What to work on:
Tally the lines in the listing below that include "matches". Answer with the count and nothing more.

Data for this task:
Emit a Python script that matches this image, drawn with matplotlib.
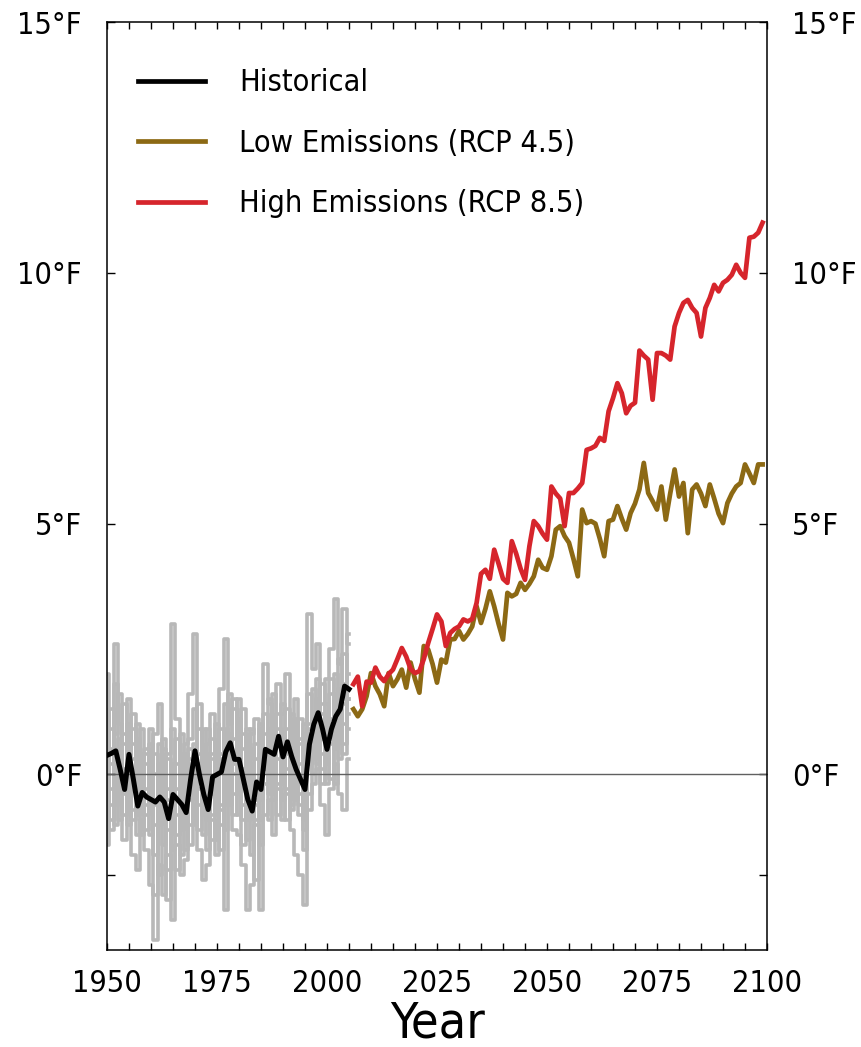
* * *
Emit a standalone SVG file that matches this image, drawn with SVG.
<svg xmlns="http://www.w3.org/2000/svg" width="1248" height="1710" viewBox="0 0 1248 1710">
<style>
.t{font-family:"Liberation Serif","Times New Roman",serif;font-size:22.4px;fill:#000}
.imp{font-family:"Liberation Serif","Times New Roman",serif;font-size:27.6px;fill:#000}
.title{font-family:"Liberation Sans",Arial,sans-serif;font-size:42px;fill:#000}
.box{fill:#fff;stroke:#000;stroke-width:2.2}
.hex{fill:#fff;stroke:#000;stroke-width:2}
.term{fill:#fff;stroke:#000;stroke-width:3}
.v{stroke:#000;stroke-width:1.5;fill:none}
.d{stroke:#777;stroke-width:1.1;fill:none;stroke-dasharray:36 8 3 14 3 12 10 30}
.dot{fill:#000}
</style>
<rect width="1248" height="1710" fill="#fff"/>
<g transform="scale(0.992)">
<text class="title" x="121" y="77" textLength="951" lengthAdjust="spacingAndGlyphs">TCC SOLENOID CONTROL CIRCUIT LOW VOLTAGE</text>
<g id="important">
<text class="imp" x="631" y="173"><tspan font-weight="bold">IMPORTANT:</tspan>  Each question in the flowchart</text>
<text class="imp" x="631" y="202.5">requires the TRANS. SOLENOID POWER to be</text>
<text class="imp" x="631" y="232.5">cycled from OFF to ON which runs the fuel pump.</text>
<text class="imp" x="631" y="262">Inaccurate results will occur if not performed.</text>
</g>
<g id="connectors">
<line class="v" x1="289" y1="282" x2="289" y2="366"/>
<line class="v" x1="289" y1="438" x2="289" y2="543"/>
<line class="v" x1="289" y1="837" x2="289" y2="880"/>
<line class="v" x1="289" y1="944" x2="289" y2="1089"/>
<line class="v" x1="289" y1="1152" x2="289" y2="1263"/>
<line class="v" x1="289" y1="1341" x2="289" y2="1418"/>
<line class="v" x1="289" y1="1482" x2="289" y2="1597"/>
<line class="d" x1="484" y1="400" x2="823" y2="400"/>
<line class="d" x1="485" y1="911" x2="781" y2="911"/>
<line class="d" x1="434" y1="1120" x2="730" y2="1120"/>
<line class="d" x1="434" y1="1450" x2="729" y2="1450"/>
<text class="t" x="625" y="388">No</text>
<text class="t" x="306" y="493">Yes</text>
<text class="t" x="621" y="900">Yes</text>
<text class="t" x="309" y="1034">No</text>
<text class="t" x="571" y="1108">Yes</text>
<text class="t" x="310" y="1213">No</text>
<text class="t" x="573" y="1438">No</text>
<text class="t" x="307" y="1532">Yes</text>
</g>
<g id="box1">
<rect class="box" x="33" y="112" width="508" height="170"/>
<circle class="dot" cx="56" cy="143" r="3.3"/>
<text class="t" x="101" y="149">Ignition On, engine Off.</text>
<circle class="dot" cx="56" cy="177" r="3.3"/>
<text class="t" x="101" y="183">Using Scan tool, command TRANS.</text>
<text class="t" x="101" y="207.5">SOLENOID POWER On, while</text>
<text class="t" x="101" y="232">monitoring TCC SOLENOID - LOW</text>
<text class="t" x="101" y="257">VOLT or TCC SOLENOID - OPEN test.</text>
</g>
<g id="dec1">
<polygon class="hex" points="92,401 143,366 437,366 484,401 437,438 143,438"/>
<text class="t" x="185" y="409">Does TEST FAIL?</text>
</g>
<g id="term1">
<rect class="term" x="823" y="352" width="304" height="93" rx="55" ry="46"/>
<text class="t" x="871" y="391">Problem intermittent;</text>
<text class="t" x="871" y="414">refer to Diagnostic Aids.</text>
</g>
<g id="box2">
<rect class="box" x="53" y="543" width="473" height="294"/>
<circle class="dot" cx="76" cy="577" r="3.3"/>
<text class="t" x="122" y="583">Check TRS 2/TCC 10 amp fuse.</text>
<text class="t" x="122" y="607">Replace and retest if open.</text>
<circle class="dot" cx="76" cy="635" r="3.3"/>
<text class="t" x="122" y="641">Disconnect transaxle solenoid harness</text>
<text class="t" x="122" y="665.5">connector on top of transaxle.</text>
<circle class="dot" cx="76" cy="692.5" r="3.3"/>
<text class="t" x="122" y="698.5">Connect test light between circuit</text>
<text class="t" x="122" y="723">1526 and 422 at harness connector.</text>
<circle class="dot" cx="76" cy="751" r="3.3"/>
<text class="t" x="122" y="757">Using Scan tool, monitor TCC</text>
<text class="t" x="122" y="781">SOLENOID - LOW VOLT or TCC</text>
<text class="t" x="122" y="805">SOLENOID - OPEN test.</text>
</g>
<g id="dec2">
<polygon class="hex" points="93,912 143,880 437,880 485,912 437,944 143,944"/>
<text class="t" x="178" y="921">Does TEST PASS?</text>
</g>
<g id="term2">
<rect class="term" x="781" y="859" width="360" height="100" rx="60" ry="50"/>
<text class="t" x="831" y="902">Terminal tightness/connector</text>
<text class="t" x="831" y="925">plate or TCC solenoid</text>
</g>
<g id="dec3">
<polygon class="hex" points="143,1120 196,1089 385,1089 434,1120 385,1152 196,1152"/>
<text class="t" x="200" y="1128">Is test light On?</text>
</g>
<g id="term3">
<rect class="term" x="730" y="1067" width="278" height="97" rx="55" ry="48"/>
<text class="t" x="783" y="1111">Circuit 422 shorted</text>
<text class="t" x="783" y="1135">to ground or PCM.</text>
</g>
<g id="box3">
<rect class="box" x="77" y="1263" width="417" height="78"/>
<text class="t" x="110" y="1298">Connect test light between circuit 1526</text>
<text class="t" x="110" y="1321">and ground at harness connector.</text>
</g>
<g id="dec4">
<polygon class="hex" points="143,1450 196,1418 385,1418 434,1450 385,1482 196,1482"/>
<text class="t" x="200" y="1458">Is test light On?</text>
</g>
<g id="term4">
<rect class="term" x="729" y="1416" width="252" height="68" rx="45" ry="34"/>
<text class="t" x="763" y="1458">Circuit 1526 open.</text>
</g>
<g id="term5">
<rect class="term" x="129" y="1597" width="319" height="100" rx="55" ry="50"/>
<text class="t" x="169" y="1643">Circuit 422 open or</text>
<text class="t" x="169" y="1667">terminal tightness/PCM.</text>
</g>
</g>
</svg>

The completed task:
2